第二に、BKT転移を示す擬二次元反強磁性体BaNi2V2O8のスピンゼーベック効果(SSE)を論じる。ランダウ-リフシッツ-ギルバート方程式に基づき、磁性体と金属の接合系において、界面の非摂動効果も取り込んだトンネルスピン流の数値解析法を開発した。この数値解析法から得られたスピン流の磁場・温度依存性が実験と整合することを示し、観測されたSSEがBKT相の強いスピンゆらぎに由来することを見出した[2]。
[1] M. Kanega and M. Sato, Phys. Rev. B 112, 045306 (2025).
[2] K. Nakagawa, M. Kanega, T. Yokouchi, M. Sato, and Y. Shiomi, Phys.
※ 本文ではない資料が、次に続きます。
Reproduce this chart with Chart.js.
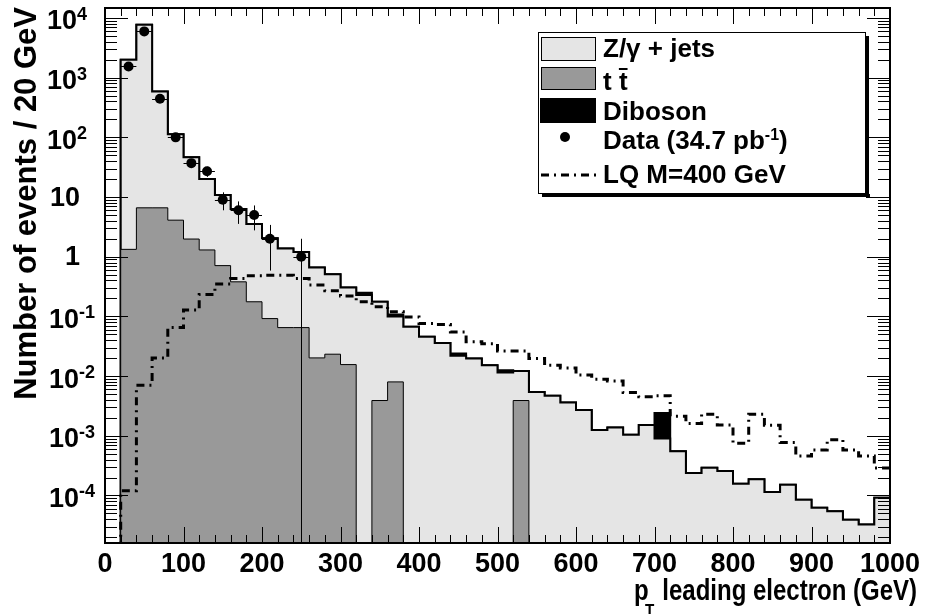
<!DOCTYPE html>
<html>
<head>
<meta charset="utf-8">
<script src="https://cdn.jsdelivr.net/npm/chart.js@4.4.1/dist/chart.umd.min.js"></script>
<style>
  html, body { margin: 0; padding: 0; background: #fff; }
  #wrap { width: 927px; height: 614px; }
</style>
</head>
<body>
<div id="wrap"><canvas id="chart" width="927" height="614"></canvas></div>
<script>
// lower edges of the 20 GeV bins
const binLow = [0, 20, 40, 60, 80, 100, 120, 140, 160, 180,
  200, 220, 240, 260, 280, 300, 320, 340, 360, 380,
  400, 420, 440, 460, 480, 500, 520, 540, 560, 580,
  600, 620, 640, 660, 680, 700, 720, 740, 760, 780,
  800, 820, 840, 860, 880, 900, 920, 940, 960, 980];
const binHigh = 1000;

const zjets = [0, 1999, 7723, 580, 108.9, 44.5, 18.8, 10.09, 5.92, 3.36,
  1.948, 1.315, 1.135, 0.64, 0.487, 0.29, 0.229, 0.172, 0.092, 0.067,
  0.0455, 0.036, 0.022, 0.0197, 0.0152, 0.0115, 0.0083, 0.0054, 0.0047, 0.0036,
  0.0027, 0.00125, 0.00138, 0.00104, 0.00152, 0.0009, 0.00055, 0.000238, 0.000292, 0.000257,
  0.000158, 0.000187, 0.000114, 0.000152, 0.0000851, 0.0000624, 0.0000545, 0.0000393, 0.0000327, 0.0000918];

const ttbar = [0, 1.33, 6.6, 6.6, 4.1, 1.98, 1.3, 0.71, 0.38, 0.176,
  0.092, 0.065, 0.065, 0.0202, 0.0233, 0.0156, 0, 0.0039, 0.008, 0,
  0, 0, 0, 0, 0, 0, 0.0039, 0, 0, 0,
  0, 0, 0, 0, 0, 0, 0, 0, 0, 0,
  0, 0, 0, 0, 0, 0, 0, 0, 0, 0];

const diboson = [0, 0, 0, 0, 0, 0, 0, 0, 0, 0,
  0, 0, 0, 0, 0, 0, 0.02, 0, 0.008, 0,
  0, 0, 0.002, 0, 0, 0.001, 0, 0, 0, 0,
  0, 0, 0, 0, 0, 0.0015, 0, 0, 0, 0,
  0, 0, 0, 0, 0, 0, 0, 0, 0, 0];

const lq400 = [0, 0.00012, 0.007, 0.0202, 0.065, 0.128, 0.234, 0.348, 0.434, 0.48,
  0.49, 0.49, 0.43, 0.335, 0.27, 0.22, 0.176, 0.145, 0.12, 0.098,
  0.076, 0.073, 0.055, 0.0375, 0.035, 0.0264, 0.0264, 0.0197, 0.0152, 0.0137,
  0.0104, 0.0089, 0.0083, 0.0053, 0.0045, 0.0047, 0.00212, 0.0016, 0.0023, 0.00152,
  0.00075, 0.0023, 0.0015, 0.00077, 0.00046, 0.00058, 0.00086, 0.00058, 0.00046, 0.00029];

const dataCenters = [30, 50, 70, 90, 110, 130, 150, 170, 190, 210, 250];
const dataCounts = [1540, 5960, 443, 100, 37, 27, 9, 6, 5, 2, 1];

const yDecades = [4, 3, 2, 1, 0, -1, -2, -3, -4];

const FONT = '"Liberation Sans", Arial, Helvetica, sans-serif';
const Y_MIN = 1.6e-5;
const Y_MAX = 1.47e4;
const FLOOR = 1e-9; // empty bins drop below the axis

const Z_GRAY = "#e5e5e5";
const TT_GRAY = "#999999";
const LQ_DASH = [8, 5, 2, 5];

function stepPoints(values) {
  const pts = binLow.map((x, i) => ({ x, y: values[i] > 0 ? values[i] : FLOOR }));
  const last = values[values.length - 1];
  pts.push({ x: binHigh, y: last > 0 ? last : FLOOR });
  return pts;
}

const zPlusTt = zjets.map((v, i) => v + ttbar[i]);
const allMc = zPlusTt.map((v, i) => v + diboson[i]);

function drawFrame(chart) {
  const { ctx, chartArea: a, scales: { x, y } } = chart;
  ctx.save();
  ctx.strokeStyle = "#000";
  ctx.lineWidth = 1;
  ctx.beginPath();
  for (let v = 0; v <= binHigh; v += 20) {
    const px = Math.round(x.getPixelForValue(v)) + 0.5;
    const len = v % 100 === 0 ? 16 : 8;
    ctx.moveTo(px, a.bottom);
    ctx.lineTo(px, a.bottom - len);
    ctx.moveTo(px, a.top);
    ctx.lineTo(px, a.top + len);
  }
  for (let e = -5; e <= 4; e++) {
    for (let m = 1; m <= 9; m++) {
      const v = m * Math.pow(10, e);
      if (v < Y_MIN || v > Y_MAX) continue;
      const py = Math.round(y.getPixelForValue(v)) + 0.5;
      const len = m === 1 ? 23 : 12;
      ctx.moveTo(a.left, py);
      ctx.lineTo(a.left + len, py);
      ctx.moveTo(a.right, py);
      ctx.lineTo(a.right - len, py);
    }
  }
  ctx.stroke();
  ctx.lineWidth = 2;
  ctx.strokeRect(a.left, a.top, a.right - a.left, a.bottom - a.top);
  ctx.restore();
}

function drawYLabels(chart) {
  const { ctx, scales: { y } } = chart;
  ctx.save();
  ctx.fillStyle = "#000";
  ctx.textBaseline = "middle";
  yDecades.forEach((e) => {
    const py = y.getPixelForValue(Math.pow(10, e));
    ctx.font = `bold 27px ${FONT}`;
    if (e === 0 || e === 1) {
      ctx.textAlign = "right";
      ctx.fillText(e === 0 ? "1" : "10", 80, py + 1);
      return;
    }
    const exp = String(e);
    const baseW = ctx.measureText("10").width;
    ctx.font = `bold 18px ${FONT}`;
    const expW = ctx.measureText(exp).width;
    const right = e > 0 ? 87 : 95;
    ctx.textAlign = "left";
    ctx.fillText(exp, right - expW, py - 3);
    ctx.font = `bold 27px ${FONT}`;
    ctx.fillText("10", right - expW - baseW, py + 4);
  });
  ctx.restore();
}

function drawTitles(chart) {
  const { ctx } = chart;
  ctx.save();
  ctx.fillStyle = "#000";
  ctx.textBaseline = "alphabetic";

  // y title, aligned to the top end of the axis
  ctx.save();
  ctx.translate(36, 7);
  ctx.rotate(-Math.PI / 2);
  ctx.textAlign = "right";
  ctx.font = `bold 31px ${FONT}`;
  ctx.fillText("Number of events / 20 GeV", 0, 0);
  ctx.restore();

  // x title with subscript T
  ctx.save();
  ctx.translate(917, 600);
  ctx.scale(0.8, 1);
  ctx.textAlign = "right";
  ctx.font = `bold 30px ${FONT}`;
  const rest = "leading electron (GeV)";
  ctx.fillText(rest, 0, 0);
  const restW = ctx.measureText(rest).width;
  ctx.font = `bold 19px ${FONT}`;
  ctx.fillText("T", -restW - 10, 17);
  ctx.font = `bold 30px ${FONT}`;
  ctx.fillText("p", -restW - 17, 0);
  ctx.restore();

  ctx.restore();
}

function drawLegend(chart) {
  const { ctx } = chart;
  const L = 538, T = 32, R = 866, B = 194;
  ctx.save();
  ctx.fillStyle = "#000";
  ctx.fillRect(L + 4, B, R - L, 3);
  ctx.fillRect(R, T + 4, 3, B - T);
  ctx.fillStyle = "#fff";
  ctx.fillRect(L, T, R - L, B - T);
  ctx.strokeStyle = "#000";
  ctx.lineWidth = 1;
  ctx.strokeRect(L + 0.5, T + 0.5, R - L - 1, B - T - 1);

  // swatches
  ctx.fillStyle = Z_GRAY;
  ctx.fillRect(541, 37, 54, 23);
  ctx.strokeRect(541.5, 37.5, 54, 23);
  ctx.fillStyle = TT_GRAY;
  ctx.fillRect(541, 67, 54, 22);
  ctx.strokeRect(541.5, 67.5, 54, 22);
  ctx.fillStyle = "#000";
  ctx.fillRect(540, 98, 56, 25);
  ctx.beginPath();
  ctx.arc(565, 137, 5, 0, Math.PI * 2);
  ctx.fill();
  ctx.lineWidth = 3;
  ctx.setLineDash(LQ_DASH);
  ctx.beginPath();
  ctx.moveTo(541, 175);
  ctx.lineTo(596, 175);
  ctx.stroke();
  ctx.setLineDash([]);

  // labels
  ctx.textAlign = "left";
  ctx.textBaseline = "alphabetic";
  ctx.font = `bold 26px ${FONT}`;
  ctx.fillText("Z/\u03b3 + jets", 603, 57);
  ctx.fillText("t t", 603, 90);
  const tW = ctx.measureText("t ").width;
  const t2W = ctx.measureText("t").width;
  ctx.lineWidth = 2;
  ctx.beginPath();
  ctx.moveTo(603 + tW, 69);
  ctx.lineTo(603 + tW + t2W, 69);
  ctx.stroke();
  ctx.fillText("Diboson", 603, 120);
  const dataTxt = "Data (34.7 pb";
  ctx.fillText(dataTxt, 603, 149);
  let dx = 603 + ctx.measureText(dataTxt).width;
  ctx.font = `bold 16px ${FONT}`;
  ctx.fillText("-1", dx, 140);
  dx += ctx.measureText("-1").width;
  ctx.font = `bold 26px ${FONT}`;
  ctx.fillText(")", dx, 149);
  ctx.fillText("LQ M=400 GeV", 603, 183);
  ctx.restore();
}

const errorBars = {
  id: "errorBars",
  afterDatasetsDraw(chart) {
    const { ctx, chartArea: a, scales: { x, y } } = chart;
    ctx.save();
    ctx.strokeStyle = "#000";
    ctx.lineWidth = 1;
    ctx.beginPath();
    dataCenters.forEach((c, i) => {
      const n = dataCounts[i];
      const err = Math.sqrt(n);
      const px = Math.round(x.getPixelForValue(c)) + 0.5;
      const py = Math.round(y.getPixelForValue(n)) + 0.5;
      const top = y.getPixelForValue(n + err);
      const bottom = n - err > 0 ? y.getPixelForValue(n - err) : a.bottom;
      ctx.moveTo(px, top);
      ctx.lineTo(px, bottom);
      ctx.moveTo(x.getPixelForValue(c - 10), py);
      ctx.lineTo(x.getPixelForValue(c + 10), py);
    });
    ctx.stroke();
    ctx.restore();
  }
};

const rootStyle = {
  id: "rootStyle",
  afterDraw(chart) {
    drawFrame(chart);
    drawYLabels(chart);
    drawTitles(chart);
    drawLegend(chart);
  }
};

const histLine = {
  type: "line",
  stepped: true,
  tension: 0,
  pointRadius: 0,
  fill: "start"
};

new Chart(document.getElementById("chart"), {
  type: "line",
  data: {
    datasets: [
      {
        label: "Data (34.7 pb-1)",
        data: dataCenters.map((c, i) => ({ x: c, y: dataCounts[i] })),
        showLine: false,
        pointRadius: 5,
        pointBackgroundColor: "#000",
        pointBorderColor: "#000",
        pointBorderWidth: 0,
        order: 0
      },
      {
        ...histLine,
        label: "LQ M=400 GeV",
        data: stepPoints(lq400),
        fill: false,
        borderColor: "#000",
        borderWidth: 3,
        borderDash: LQ_DASH,
        order: 1
      },
      {
        ...histLine,
        label: "t tbar",
        data: stepPoints(ttbar),
        backgroundColor: TT_GRAY,
        borderColor: "#000",
        borderWidth: 1,
        order: 2
      },
      {
        ...histLine,
        label: "Z/gamma + jets",
        data: stepPoints(zPlusTt),
        backgroundColor: Z_GRAY,
        borderColor: "#000",
        borderWidth: 2,
        order: 3
      },
      {
        ...histLine,
        label: "Diboson",
        data: stepPoints(allMc),
        backgroundColor: "#000",
        borderColor: "#000",
        borderWidth: 2,
        order: 4
      }
    ]
  },
  options: {
    responsive: false,
    animation: false,
    events: [],
    layout: { padding: { top: 8, right: 37, left: 0, bottom: 0 } },
    plugins: {
      legend: { display: false },
      tooltip: { enabled: false }
    },
    scales: {
      x: {
        type: "linear",
        min: 0,
        max: binHigh,
        ticks: {
          stepSize: 100,
          autoSkip: false,
          maxRotation: 0,
          padding: -3,
          color: "#000",
          font: { family: FONT, size: 27, weight: "bold" },
          callback: (value) => String(value)
        },
        grid: { display: false },
        border: { display: false },
        afterFit(scale) { scale.height = 71; }
      },
      y: {
        type: "logarithmic",
        min: Y_MIN,
        max: Y_MAX,
        ticks: { display: false },
        grid: { display: false },
        border: { display: false },
        afterFit(scale) { scale.width = 105; }
      }
    }
  },
  plugins: [errorBars, rootStyle]
});
</script>
</body>
</html>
Rev. Materials 9, L011401 (2025).
16:30-17:00
林田 健志(HFML-FELIX, Radboud University)
「時間反転対称性の破れた反強磁性体における電場誘起方向二色性の観測/
THz自由電子レーザー施設FELIXのご紹介」
反強磁性体は、磁気モーメントが全体の磁化を打ち消すように秩序化した材料として定義される。この広義の定義にはさまざまな種類の反強磁性体が含まれるため、どのような現象や機能が現れるかを考える場合、磁気秩序によって生じる対称性の破れに基づいた分類が必要となる。特に、時間反転(𝒯)対称性の破れは特異な現象を引き起こす。本講演では、時間反転奇(𝒯-odd)な反強磁性体の中でも、磁化のような 𝒯-odd なベクトル量ではなく、𝒯-oddな「スカラー量」によって特徴づけられる反強磁性体[2] に着目する。そのような物質では、異常ホール効果のような強磁性体的な振る舞いとは異なる、特異な効果が生じうる。その⼀例が、対角の電気トロイダル(ET)効果[3]であり、これは電場Eを印加すると、それと平行な方向にトロイダルモーメントT(磁気双極子の渦状配列)が誘起される現象を指す。
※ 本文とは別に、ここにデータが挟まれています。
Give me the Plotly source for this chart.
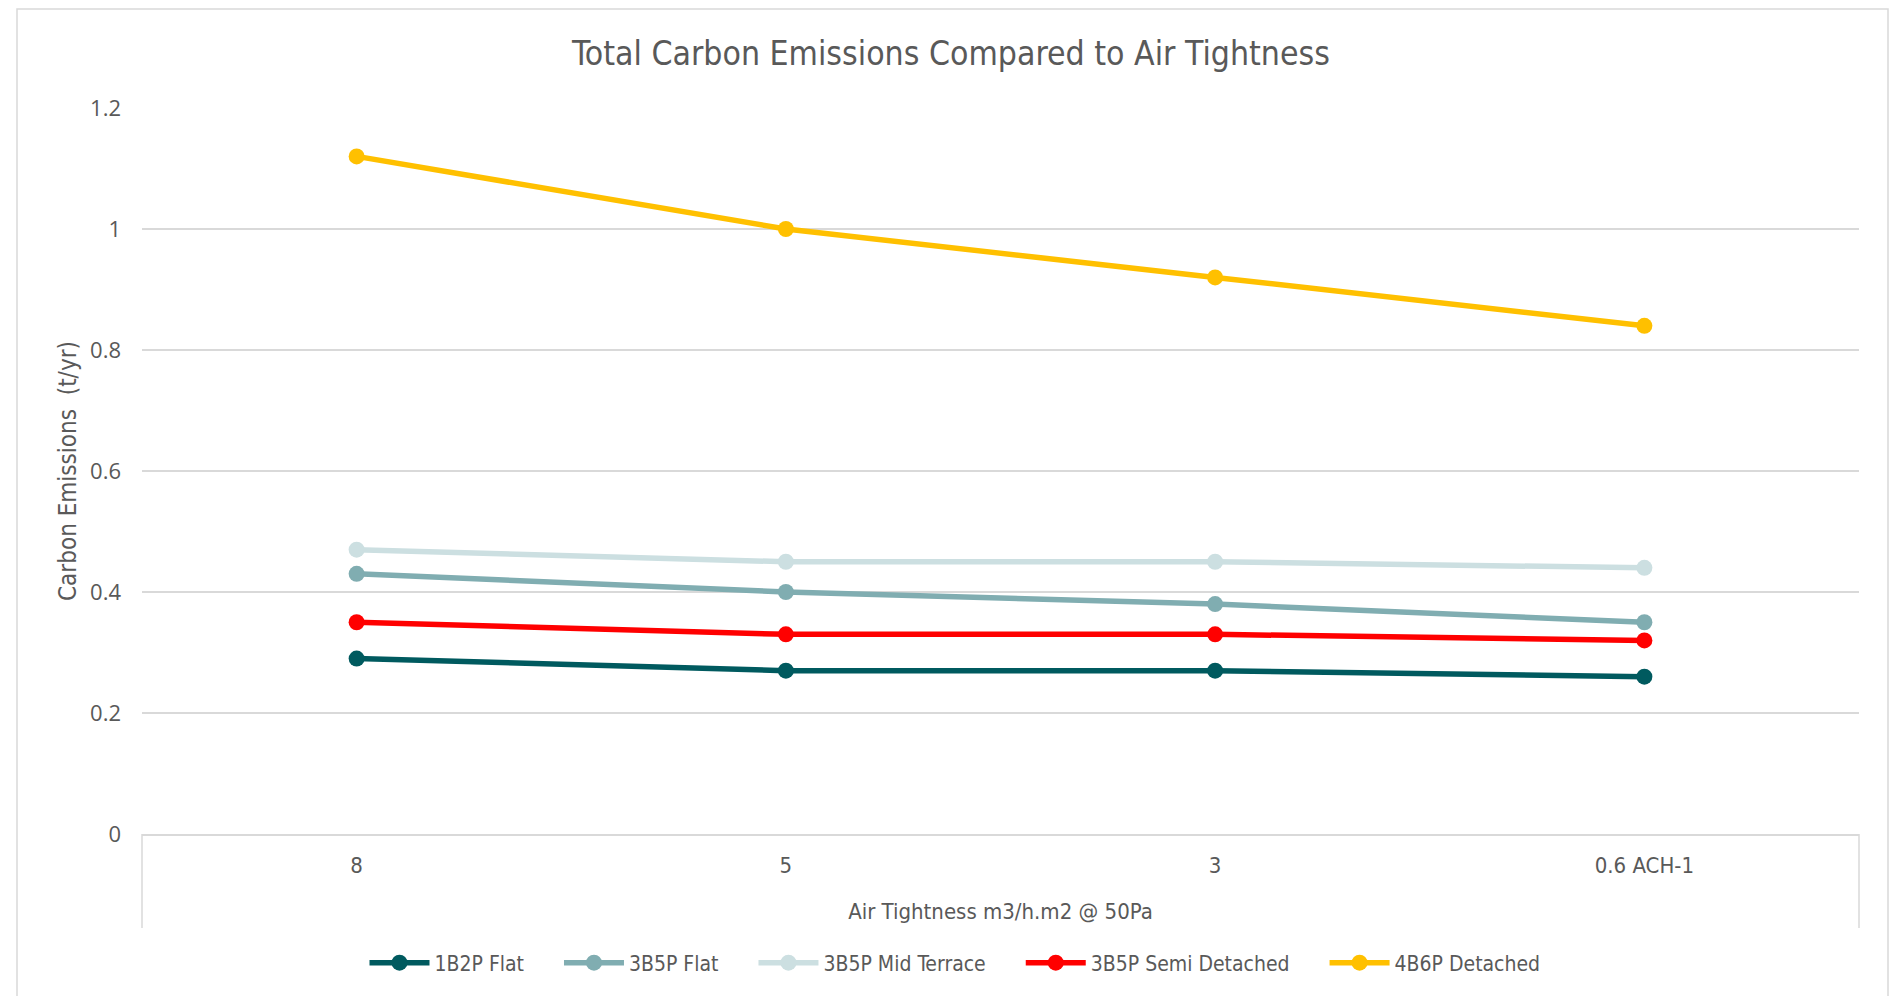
import plotly.graph_objects as go

categories = ["8", "5", "3", "0.6 ACH-1"]
series_names = ["1B2P Flat", "3B5P Flat", "3B5P Mid Terrace", "3B5P Semi Detached", "4B6P Detached"]
flat_1b2p = [0.29, 0.27, 0.27, 0.26]
flat_3b5p = [0.43, 0.40, 0.38, 0.35]
mid_terrace_3b5p = [0.47, 0.45, 0.45, 0.44]
semi_detached_3b5p = [0.35, 0.33, 0.33, 0.32]
detached_4b6p = [1.12, 1.00, 0.92, 0.84]
y_ticks = [0, 0.2, 0.4, 0.6, 0.8, 1, 1.2]
colors = ["#005A5F", "#80ADB1", "#CCDFE1", "#FF0000", "#FFC000"]

series_values = [flat_1b2p, flat_3b5p, mid_terrace_3b5p, semi_detached_3b5p, detached_4b6p]

NARROW = "Liberation Sans Narrow, DejaVu Sans Condensed, Arial Narrow, sans-serif"
TICK = "Open Sans, Noto Sans, sans-serif"
GREY = "#595959"
PAD = "\u00a0" * 5

fig = go.Figure()
n = len(series_names)
for i, (name, vals, col) in enumerate(zip(series_names, series_values, colors)):
    fig.add_trace(go.Scatter(
        x=categories, y=vals, name=name + (PAD if i < n - 1 else ""),
        mode="lines+markers",
        line=dict(color=col, width=5.5),
        marker=dict(color=col, size=16, symbol="circle"),
    ))

# page offset of the plot div (body margin)
OFF = 8
W, H = 1901 - OFF, 996 - OFF
P_L, P_R, P_T, P_B = 142, 1859, 108, 834
L, R, T, B = P_L - OFF, W - (P_R - OFF), P_T - OFF, H - (P_B - OFF)
pw, ph = W - L - R, H - T - B

def px_x(x):
    return (x - P_L) / pw

def px_y(y):
    return (P_B - y) / ph

shapes = [
    dict(type="rect", xref="paper", yref="paper",
         x0=px_x(17), x1=px_x(1888), y0=px_y(1010), y1=px_y(9),
         line=dict(color="#D9D9D9", width=1.5), fillcolor="rgba(0,0,0,0)", layer="below"),
    dict(type="line", xref="paper", yref="paper", x0=0, x1=0, y0=0, y1=px_y(928),
         line=dict(color="#D9D9D9", width=1.5)),
    dict(type="line", xref="paper", yref="paper", x0=1, x1=1, y0=0, y1=px_y(928),
         line=dict(color="#D9D9D9", width=1.5)),
]

fig.update_layout(
    width=W, height=H,
    margin=dict(l=L, r=R, t=T, b=B, autoexpand=False),
    paper_bgcolor="white", plot_bgcolor="white",
    title=dict(text="Total Carbon Emissions Compared to Air Tightness",
               x=(951 - OFF) / W, xanchor="center", y=1 - (53 - OFF) / H, yanchor="middle",
               font=dict(family=NARROW, size=33.5, color=GREY)),
    xaxis=dict(
        type="category", range=[-0.5, 3.5], showgrid=False,
        showline=True, linecolor="#D9D9D9", linewidth=2,
        ticks="", tickfont=dict(family=NARROW, size=22, color=GREY),
        ticklabelstandoff=11,
        title=dict(text="Air Tightness m3/h.m2 @ 50Pa", standoff=26,
                   font=dict(family=NARROW, size=22, color=GREY)),
    ),
    yaxis=dict(
        range=[0, 1.2], tickvals=y_ticks, ticktext=[str(v) for v in y_ticks],
        showgrid=True, gridcolor="#D9D9D9", gridwidth=1.5,
        zeroline=False, showline=False, ticks="",
        tickfont=dict(family=TICK, size=22, color=GREY),
        ticklabelstandoff=20,
        title=dict(text="Carbon Emissions  (t/yr)", standoff=6,
                   font=dict(family=NARROW, size=24, color=GREY)),
    ),
    legend=dict(orientation="h", x=px_x(955), xanchor="center",
                y=px_y(963), yanchor="middle",
                font=dict(family=NARROW, size=21, color=GREY),
                itemwidth=60, bgcolor="rgba(0,0,0,0)"),
    shapes=shapes,
    showlegend=True,
)

fig.write_html("out.html")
本講演では、電場誘起の非相反方向二色性を用いることで ET 効果を観測できることを示し、さらに、この手法が反強磁性ドメイン構造の可視化にも有効であることを紹介する [4]。また、現在所属する FELIX Laboratory (https://hfml-felix.com/)では THz 領域の自由電子レーザーを用いた測定、特に様々な秩序状態の THz 光照射による制御に取り組んでいる。FELIXでは、外部ユーザーの利用も募集しているため、講演の後半では施設の特徴について紹介する。
[1] Y. Tokura and N. Nagaosa, Nat. Commun. 9, 3740 (2018).
[2] S. Hayami et al., Phys. Rev. B 108, L140409 (2023).
[3] H. Schmid et al., Ferroelectrics 252, 41–50 (2001).
[4] T. Hayashida et al., Adv. Mater. 37, 2414876 (2025).